County Administrator Kevin VanHooser has worked with Monson in some capacity since he started with Isanti County in 1995.

“If public servant is defined as one who labors for the public good, then Russ is a model public servant,” VanHooser said. “As sheriff, Russ has been a leader who is respectful of his colleagues and his staff. The County Board has appreciated how  accountable and dependable he has been in carrying out his duties. One attribute I admire most is that Russ assisted his staff in achieving their maximum potential. He provided opportunities for his staff to become leaders themselves. And most importantly, as much as Russ values public service, he values family even more. I’ve been fortunate to have worked with Sheriff Monson.”

Monson will miss his colleagues the most.

“I will miss the people and the job,” Monson said. “I love the idea that the citizens of Isanti County elected me as their sheriff, and I’m excited, as well as sad, that my law enforcement career is coming to an end. This has been an incredible career for me and I’ve worked with wonderful people from all different cities, as well as county departments. Isanti County truly has a dedicated group of people working for them.”

Monson appreciates the faith and trust Isanti County residents put in him.

“I would like to thank all the citizens because if it wasn’t for them, I wouldn’t be here,” Monson said. “They gave me this job, which was a very humbling experience and I owe the community so much. This community has been good to my wife Sue and I, as well as our entire family.”

Monson is content with retiring, knowing the department will be left in good hands.

“Bill [Guenther] is an incredible person and an amazing law enforcement officer,” Monson said. “My job would have been a lot harder without him as my chief deputy. He’s very well respected in the office, he’s well liked and is a great person. He’s hard working and dedicated, and the citizens of Isanti County will be pleased to have him as its next sheriff.”

Monson said he’s had a good law enforcement career.

“I’ve been able to do a lot of different things during my career in law enforcement,” Monson said. “I’m seen some very bad things happen, but also some very good things. I like the idea that maybe, in someway, I’ve been able to help someone or change someone’s life. I feel I’ve kept this community safe, and that’s a really good feeling.
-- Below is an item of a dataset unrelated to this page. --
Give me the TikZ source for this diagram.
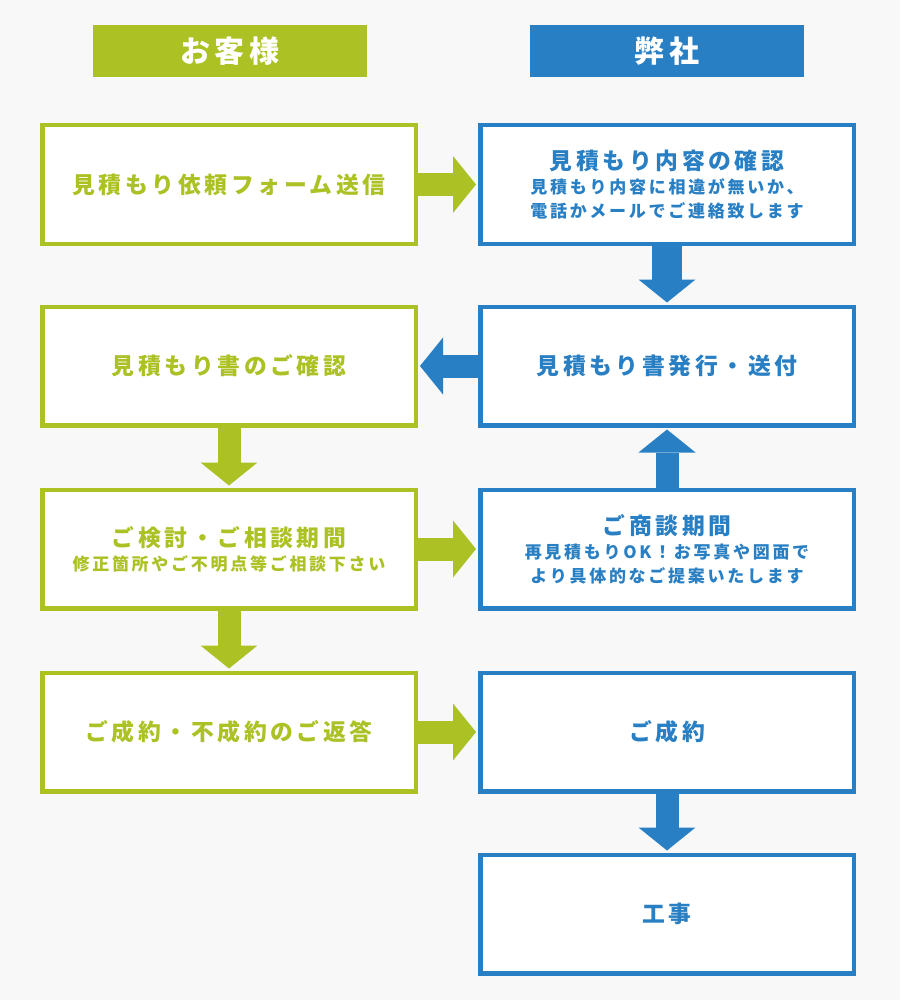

“I would like to thank every one that I’ve worked with, and have appreciated each and every one of you. From the county departments to all the other law enforcement agencies, we have formed some great relationships and truly have dedicated individuals working around us. I would also like to thank the Isanti County Board of Commissioners for always supporting the sheriff’s office and doing the best they can for us.”